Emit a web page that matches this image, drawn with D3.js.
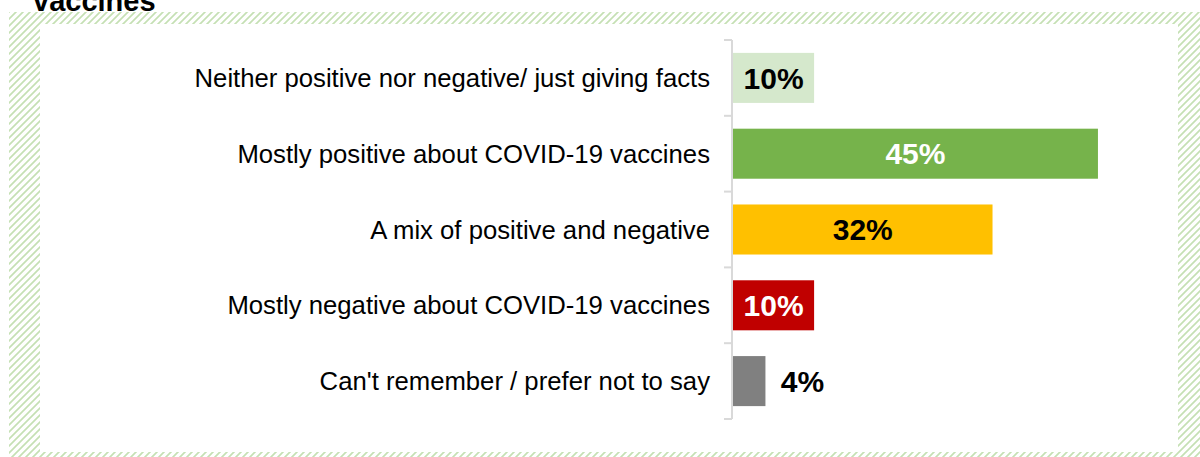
<!DOCTYPE html>
<html>
<head>
<meta charset="utf-8">
<script src="https://cdn.jsdelivr.net/npm/d3@7"></script>
<style>
  html, body { margin: 0; padding: 0; background: #ffffff; }
  svg { display: block; }
</style>
</head>
<body>
<svg id="chart" width="1200" height="457"></svg>
<script>
// Tone of posts seen about COVID-19 vaccines (% of respondents)
const categories = [
  "Neither positive nor negative/ just giving facts",
  "Mostly positive about COVID-19 vaccines",
  "A mix of positive and negative",
  "Mostly negative about COVID-19 vaccines",
  "Can't remember / prefer not to say"
];
const values = [10, 45, 32, 10, 4];
const valueLabels = ["10%", "45%", "32%", "10%", "4%"];
const barColors = ["#d5e8cc", "#76b34b", "#ffc000", "#c00000", "#808080"];
const labelColors = ["#000000", "#ffffff", "#000000", "#ffffff", "#000000"];
const titleTail = "vaccines";

const W = 1200, H = 457;
const svg = d3.select("#chart");

// Hatched green frame around the panel
const defs = svg.append("defs");
const pat = defs.append("pattern")
  .attr("id", "hatch")
  .attr("patternUnits", "userSpaceOnUse")
  .attr("width", 7).attr("height", 7);
pat.append("path")
  .attr("d", "M-1,8 L8,-1 M-4,4 L4,-4 M3,11 L11,3")
  .attr("stroke", "#c5e0b4")
  .attr("stroke-width", 1.7);

svg.append("rect")
  .attr("x", 9).attr("y", 12)
  .attr("width", W - 9).attr("height", H - 12)
  .attr("fill", "url(#hatch)");
svg.append("rect")
  .attr("x", 40).attr("y", 24)
  .attr("width", 1178 - 40).attr("height", 452 - 24)
  .attr("fill", "#ffffff");

// Tail end of the title, running off the top edge
svg.append("text")
  .attr("x", 33).attr("y", 10.5)
  .attr("font-family", "Liberation Sans, Arial, sans-serif")
  .attr("font-weight", "bold")
  .attr("font-size", 29)
  .attr("fill", "#000000")
  .text(titleTail);

// Scales
const y = d3.scaleBand()
  .domain(categories)
  .range([40, 419])
  .paddingInner(0.34)
  .paddingOuter(0.17);

const x = d3.scaleLinear()
  .domain([0, 50])
  .range([733, 1138.5]);

// Category axis: vertical line with ticks between the bands
const axisX = 732;
const axisG = svg.append("g");
axisG.append("line")
  .attr("x1", axisX).attr("x2", axisX)
  .attr("y1", y.range()[0]).attr("y2", y.range()[1])
  .attr("stroke", "#d9d9d9").attr("stroke-width", 2);
const boundaries = d3.range(categories.length + 1)
  .map(i => y.range()[0] + i * y.step());
axisG.selectAll("line.tick")
  .data(boundaries)
  .join("line")
  .attr("class", "tick")
  .attr("x1", axisX - 8).attr("x2", axisX)
  .attr("y1", d => d).attr("y2", d => d)
  .attr("stroke", "#d9d9d9").attr("stroke-width", 2);

// Category labels
svg.append("g").selectAll("text")
  .data(categories)
  .join("text")
  .attr("x", 710)
  .attr("y", d => y(d) + y.bandwidth() / 2 + 9)
  .attr("text-anchor", "end")
  .attr("font-family", "Liberation Sans, Arial, sans-serif")
  .attr("font-size", 25.7)
  .attr("fill", "#000000")
  .text(d => d);

// Bars
svg.append("g").selectAll("rect")
  .data(categories)
  .join("rect")
  .attr("x", x(0))
  .attr("y", d => y(d))
  .attr("width", (d, i) => x(values[i]) - x(0))
  .attr("height", y.bandwidth())
  .attr("fill", (d, i) => barColors[i]);

// Value labels: centred inside wide bars, beside the narrow one
svg.append("g").selectAll("text")
  .data(categories)
  .join("text")
  .attr("x", (d, i) => {
    const w = x(values[i]) - x(0);
    return w > 60 ? x(0) + w / 2 : x(values[i]) + 37;
  })
  .attr("y", d => y(d) + y.bandwidth() / 2 + 10.7)
  .attr("text-anchor", "middle")
  .attr("font-family", "Liberation Sans, Arial, sans-serif")
  .attr("font-weight", "bold")
  .attr("font-size", 30)
  .attr("fill", (d, i) => labelColors[i])
  .text((d, i) => valueLabels[i]);
</script>
</body>
</html>
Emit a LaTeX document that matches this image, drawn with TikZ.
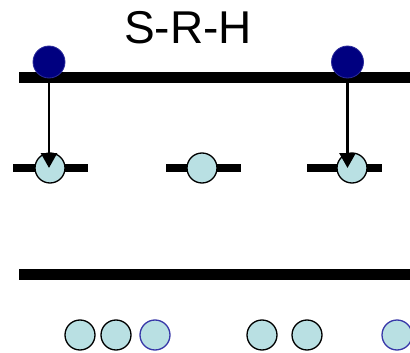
\documentclass[tikz,border=0pt]{standalone}
\usepackage{fontspec}
\setmainfont{Liberation Sans}
\usetikzlibrary{arrows.meta}
\definecolor{navyfill}{HTML}{000080}
\definecolor{navyedge}{HTML}{2B2B9A}
\definecolor{lightfill}{HTML}{B9E0E3}
\definecolor{blueedge}{HTML}{3838A8}
\tikzset{
  bar/.style={line width=11pt},
  shortbar/.style={line width=7.5pt},
  topdot/.style={circle, fill=navyfill, draw=navyedge, line width=0.8pt, minimum size=32pt, inner sep=0pt},
  lightdot/.style={circle, fill=lightfill, draw=black, line width=1.3pt, minimum size=30pt, inner sep=0pt},
  bluedot/.style={lightdot, draw=blueedge},
  arr/.style={line width=2.8pt, -{Triangle[length=15pt,width=16pt]}}
}
\begin{document}
\begin{tikzpicture}[x=1pt,y=-1pt]
\useasboundingbox (0,0) rectangle (410,353);
% title
\node (title) at (188,28) {\fontsize{46}{46}\selectfont S-R-H};
% bars
\coordinate (b1l) at (19,77.5);
\coordinate (b1r) at (412,77.5);
\coordinate (b2l) at (19,274);
\coordinate (b2r) at (412,274);
\draw[bar] (b1l) -- (b1r);
\draw[bar] (b2l) -- (b2r);
\coordinate (sb1l) at (13,168); \coordinate (sb1r) at (88,168);
\coordinate (sb2l) at (166,168); \coordinate (sb2r) at (241,168);
\coordinate (sb3l) at (307,168); \coordinate (sb3r) at (382,168);
\draw[shortbar] (sb1l) -- (sb1r);
\draw[shortbar] (sb2l) -- (sb2r);
\draw[shortbar] (sb3l) -- (sb3r);
% middle circles
\node[lightdot] (m1) at (50,168) {};
\node[lightdot] (m2) at (202,168) {};
\node[lightdot] (m3) at (352,168) {};
% top circles and arrows
\coordinate (s1c) at (49,62);
\coordinate (s2c) at (347.5,62);
\draw[arr] (s1c) -- (s1c |- m1.center);
\draw[arr] (s2c) -- (s2c |- m3.center);
\node[topdot] (s1) at (s1c) {};
\node[topdot] (s2) at (s2c) {};
% bottom circles
\node[lightdot] (c1) at (80,335) {};
\node[lightdot] (c2) at (116,335) {};
\node[bluedot] (c3) at (155,335) {};
\node[lightdot] (c4) at (262,335) {};
\node[lightdot] (c5) at (307,335) {};
\node[bluedot] (c6) at (397,335) {};
\end{tikzpicture}
\end{document}
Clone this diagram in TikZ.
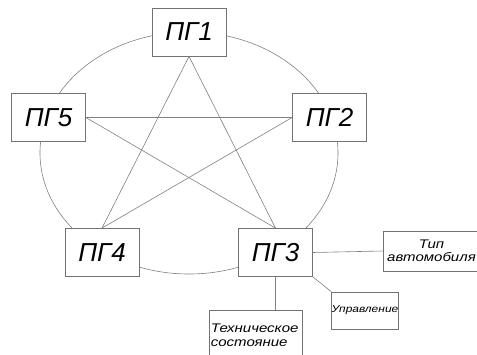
\documentclass[tikz,border=0pt]{standalone}
\usepackage{fontspec}
\setmainfont{Liberation Sans}
\newfontfamily\labfont[FakeStretch=1.2]{Liberation Sans}
\begin{document}
\begin{tikzpicture}[x=1pt,y=-1pt,
  ln/.style={draw=black!50, line width=0.6pt},
  pg/.style={draw=black!55, line width=0.8pt, fill=white, inner sep=0pt,
    minimum width=74pt, minimum height=48pt,
    font=\fontsize{26}{26}\selectfont\itshape},
  lab/.style={draw=black!55, line width=0.7pt, fill=white, inner sep=0pt,
    font=\labfont\fontsize{12.5}{13.5}\selectfont\itshape}]
\useasboundingbox (0,0) rectangle (477,354);
\clip (0,0) rectangle (477,354);
% ellipse
\draw[ln] (189,153) ellipse [x radius=149, y radius=121];
% boxes
\node[pg] (p1) at (189,32) {ПГ1};
\node[pg] (p5) at (48.5,117.5) {ПГ5};
\node[pg] (p2) at (329.5,117.5) {ПГ2};
\node[pg] (p4) at (102,252.5) {ПГ4};
\node[pg] (p3) at (275.5,252.5) {ПГ3};
% star
\draw[ln] (p1.south) -- (p4.north);
\draw[ln] (p1.south) -- (p3.north);
\draw[ln] (p5.east) -- (p2.west);
\draw[ln] (p5.east) -- (p3.north);
\draw[ln] (p2.west) -- (p4.north);
% labels
\node[lab, minimum width=97pt, minimum height=40pt, align=center] (tip) at (431.5,251) {Тип\\автомобиля};
\node[lab, minimum width=58pt, minimum height=37pt, font=\labfont\fontsize{10}{12}\selectfont\itshape] (upr) at (365,310.5) {Управление};
\node[lab, minimum width=93pt, minimum height=50pt, align=left, anchor=north west, text width=91pt] (teh) at (208.5,310) {\hspace*{1pt}Техническое\\\hspace*{1pt}состояние\\[4pt]};
% connectors
\draw[ln] (p3.east) -- (tip.west);
\draw[ln] (p3.south east) -- (upr.north west);
\draw[ln] (p3.south) -- (p3.south |- teh.north);
\end{tikzpicture}
\end{document}
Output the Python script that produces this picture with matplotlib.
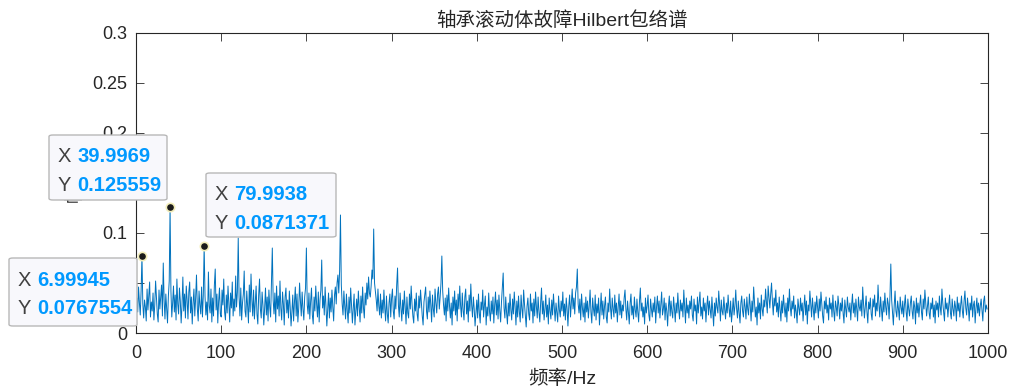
import numpy as np
import matplotlib
matplotlib.use('Agg')
from matplotlib import pyplot as plt
from matplotlib.patches import FancyBboxPatch

plt.rcParams['font.family'] = ['Liberation Sans', 'Noto Sans CJK SC', 'DejaVu Sans']

# 频率分辨率 (Hz)
df = 0.999922

# 包络谱幅值, 单位 1e-4, 每行 10 个点 (0 ~ 999 Hz)
amp_e4 = [
    80, 350, 210, 460, 300, 180, 420, 768, 290, 150,
    330, 260, 120, 440, 230, 370, 510, 160, 310, 220,
    400, 130, 280, 520, 350, 190, 110, 430, 240, 360,
    480, 170, 700, 330, 140, 390, 250, 100, 370, 520,
    1256, 420, 160, 300, 470, 210, 380, 130, 540, 290,
    190, 450, 320, 100, 280, 560, 220, 390, 150, 470,
    330, 140, 410, 510, 200, 360, 90, 300, 440, 170,
    350, 580, 240, 120, 420, 280, 190, 460, 160, 380,
    871, 370, 180, 310, 130, 610, 270, 200, 440, 110,
    350, 170, 480, 640, 230, 390, 100, 320, 450, 190,
    160, 430, 280, 540, 210, 130, 380, 200, 470, 290,
    110, 400, 250, 510, 170, 340, 220, 570, 260, 410,
    950, 360, 170, 450, 130, 300, 390, 620, 220, 160,
    420, 270, 100, 480, 210, 590, 330, 170, 430, 140,
    310, 470, 190, 90, 380, 540, 240, 150, 410, 280,
    80, 250, 450, 180, 360, 120, 430, 260, 160, 500,
    850, 330, 190, 400, 110, 470, 240, 370, 170, 520,
    250, 130, 410, 290, 80, 360, 450, 200, 330, 150,
    420, 260, 70, 210, 380, 120, 310, 460, 170, 390,
    110, 250, 500, 320, 170, 410, 240, 130, 360, 450,
    850, 280, 190, 400, 140, 320, 450, 180, 90, 360,
    220, 470, 290, 160, 410, 110, 330, 430, 730, 250,
    370, 180, 460, 270, 70, 240, 400, 150, 350, 210,
    430, 260, 120, 380, 460, 290, 500, 580, 400, 620,
    1180, 480, 290, 180, 420, 270, 140, 390, 220, 100,
    360, 200, 450, 280, 100, 240, 390, 80, 220, 340,
    170, 420, 260, 110, 370, 200, 460, 250, 150, 400,
    280, 500, 340, 560, 400, 360, 470, 630, 540, 1040,
    500, 420, 330, 220, 440, 270, 180, 390, 150, 330,
    200, 430, 250, 120, 370, 190, 100, 300, 390, 160,
    350, 440, 220, 140, 370, 240, 480, 650, 280, 160,
    400, 250, 120, 330, 190, 420, 260, 90, 360, 200,
    150, 390, 240, 470, 290, 170, 100, 340, 220, 400,
    190, 120, 370, 250, 430, 300, 170, 80, 310, 390,
    460, 220, 140, 360, 210, 420, 280, 110, 380, 240,
    160, 440, 300, 200, 390, 460, 240, 360, 500, 770,
    420, 280, 180, 350, 120, 380, 220, 450, 270, 150,
    300, 80, 360, 220, 420, 180, 330, 120, 390, 240,
    470, 270, 160, 400, 230, 130, 360, 440, 190, 320,
    110, 380, 220, 490, 280, 160, 360, 240, 70, 200,
    330, 150, 390, 200, 100, 310, 230, 430, 160, 280,
    370, 80, 260, 170, 400, 210, 120, 320, 190, 360,
    100, 280, 410, 180, 330, 140, 380, 230, 110, 310,
    460, 600, 250, 150, 360, 200, 90, 300, 170, 390,
    230, 130, 340, 190, 410, 260, 80, 320, 160, 370,
    210, 110, 380, 240, 150, 430, 290, 180, 60, 270,
    350, 190, 130, 390, 220, 300, 100, 340, 170, 410,
    260, 150, 360, 210, 110, 310, 450, 190, 320, 130,
    240, 380, 160, 280, 90, 350, 220, 140, 330, 180,
    390, 250, 120, 300, 200, 110, 370, 230, 160, 320,
    220, 410, 170, 290, 130, 350, 240, 70, 270, 380,
    160, 300, 440, 240, 350, 190, 400, 460, 640, 290,
    200, 340, 130, 390, 250, 160, 300, 110, 360, 210,
    320, 150, 270, 430, 210, 100, 350, 240, 170, 380,
    130, 290, 200, 350, 80, 250, 400, 180, 320, 140,
    270, 360, 160, 100, 300, 210, 440, 250, 140, 350,
    240, 160, 380, 200, 300, 110, 260, 390, 180, 320,
    150, 280, 220, 350, 430, 240, 130, 320, 200, 90,
    300, 390, 180, 270, 140, 360, 230, 160, 340, 210,
    110, 320, 450, 220, 300, 160, 260, 90, 350, 200,
    270, 380, 180, 120, 340, 240, 160, 300, 210, 360,
    100, 260, 370, 200, 320, 150, 280, 410, 180, 240,
    350, 130, 300, 220, 70, 270, 370, 170, 320, 210,
    150, 360, 250, 110, 300, 200, 400, 240, 140, 330,
    220, 300, 160, 430, 260, 100, 350, 200, 280, 150,
    320, 240, 370, 180, 120, 340, 220, 280, 90, 360,
    200, 300, 410, 170, 260, 140, 350, 220, 300, 110,
    270, 370, 180, 320, 240, 150, 360, 220, 70, 300,
    170, 350, 260, 200, 420, 290, 120, 330, 220, 180,
    360, 240, 140, 300, 200, 380, 250, 160, 320, 110,
    220, 350, 180, 270, 430, 240, 150, 320, 200, 100,
    300, 370, 220, 160, 340, 260, 140, 360, 240, 180,
    390, 270, 120, 320, 210, 460, 300, 160, 260, 80,
    350, 200, 300, 140, 380, 240, 170, 330, 260, 440,
    310, 200, 470, 360, 250, 390, 500, 320, 180, 350,
    270, 430, 210, 300, 160, 360, 240, 120, 320, 200,
    380, 260, 160, 300, 110, 350, 220, 440, 260, 170,
    320, 240, 370, 150, 280, 210, 100, 340, 250, 180,
    350, 220, 300, 120, 260, 380, 180, 320, 90, 280,
    220, 420, 290, 160, 350, 240, 130, 310, 200, 370,
    260, 150, 340, 220, 410, 290, 170, 100, 320, 240,
    360, 200, 280, 130, 350, 240, 300, 160, 380, 220,
    120, 320, 260, 170, 370, 280, 140, 300, 220, 350,
    200, 100, 330, 240, 160, 360, 260, 210, 300, 130,
    280, 390, 200, 300, 160, 340, 240, 120, 360, 260,
    220, 330, 170, 460, 290, 150, 260, 370, 210, 100,
    310, 240, 350, 190, 130, 340, 260, 380, 170, 300,
    220, 480, 290, 160, 360, 240, 120, 320, 210, 400,
    260, 180, 350, 290, 140, 370, 690, 330, 200, 80,
    280, 420, 220, 160, 320, 240, 130, 360, 260, 190,
    320, 160, 280, 380, 210, 120, 340, 240, 170, 300,
    370, 220, 140, 320, 260, 90, 350, 200, 300, 160,
    280, 380, 210, 130, 340, 240, 430, 300, 170, 260,
    360, 200, 140, 300, 240, 350, 160, 280, 100, 320,
    230, 300, 160, 370, 260, 180, 440, 300, 210, 120,
    350, 240, 300, 160, 280, 380, 200, 140, 340, 240,
    170, 320, 260, 120, 360, 220, 300, 160, 280, 370,
    220, 150, 320, 420, 250, 180, 350, 260, 120, 300,
    230, 370, 160, 280, 320, 100, 250, 350, 200, 300,
    170, 270, 340, 230, 120, 320, 370, 210, 280, 240,
]

# 数据提示点 (索引与幅值)
tip_idx = [7, 40, 80]
tip_val = [0.0767554, 0.125559, 0.0871371]

amp = np.array(amp_e4, dtype=float) * 1e-4
amp[tip_idx] = tip_val
freq = np.arange(len(amp)) * df

fig = plt.figure(figsize=(10.14, 3.9), dpi=100)
ax = fig.add_axes([136/1014, 1 - 333/390, 852/1014, 300/390])
ax.plot(freq, amp, color='#0072BD', lw=0.7)
ax.set_xlim(0, 1000)
ax.set_ylim(0, 0.3)
ax.set_xticks(np.arange(0, 1001, 100))
ax.set_yticks(np.arange(0, 0.301, 0.05))
ax.set_yticklabels(['0', '0.05', '0.1', '0.15', '0.2', '0.25', '0.3'])

dark = '#262626'
for s in ax.spines.values():
    s.set_color(dark)
    s.set_linewidth(0.8)
ax.tick_params(direction='in', length=6, width=0.6, colors=dark, labelsize=13,
               top=True, right=True, pad=6)
ax.tick_params(axis='x', pad=9)
ax.set_title('轴承滚动体故障Hilbert包络谱', fontsize=14, color=dark, pad=5)
ax.set_xlabel('频率/Hz', fontsize=14, color=dark, labelpad=5)
ax.set_ylabel('幅值', fontsize=14, color=dark, labelpad=6)

# 数据提示标记
ax.plot(freq[tip_idx], amp[tip_idx], 'o', ms=6, mfc='#1a1a1a', mec='#f3eebb',
        mew=1.2, zorder=5, clip_on=False)

# 数据提示框 (像素: 左, 上, 宽, 高)
boxes = [(49, 135, 118, 65), (206, 173, 130, 64), (9, 258, 128, 68)]
W, H = 1014, 390
for (l, t, w, h), i in zip(boxes, [1, 2, 0]):
    patch = FancyBboxPatch((l / W, 1 - (t + h) / H), w / W, h / H,
                           boxstyle='round,pad=0,rounding_size=0.004',
                           transform=fig.transFigure, facecolor='#f8f8fc',
                           edgecolor='#b8b8b8', lw=1.0, zorder=10)
    fig.add_artist(patch)
    xs = '%.6g' % freq[tip_idx[i]]
    ys = '%.6g' % amp[tip_idx[i]]
    for row, (lab, val) in enumerate([('X', xs), ('Y', ys)]):
        yy = 1 - (t + 22 + row * 28.5) / H
        fig.text((l + 9) / W, yy, lab, fontsize=14.5, color='#404040',
                 va='center', ha='left', zorder=11)
        fig.text((l + 28) / W, yy, val, fontsize=14.5, color='#0099FF',
                 fontweight='bold', va='center', ha='left', zorder=11)

fig.savefig('out.png', dpi=100)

----

[Goal of the exercise]
What's needed is an exact copy of the lines above from the one with "Output the Python" through the one with "df = 0.999922", both included; the pictures stay out.

[Output of the task]
Output the Python script that produces this picture with matplotlib.
import numpy as np
import matplotlib
matplotlib.use('Agg')
from matplotlib import pyplot as plt
from matplotlib.patches import FancyBboxPatch

plt.rcParams['font.family'] = ['Liberation Sans', 'Noto Sans CJK SC', 'DejaVu Sans']

# 频率分辨率 (Hz)
df = 0.999922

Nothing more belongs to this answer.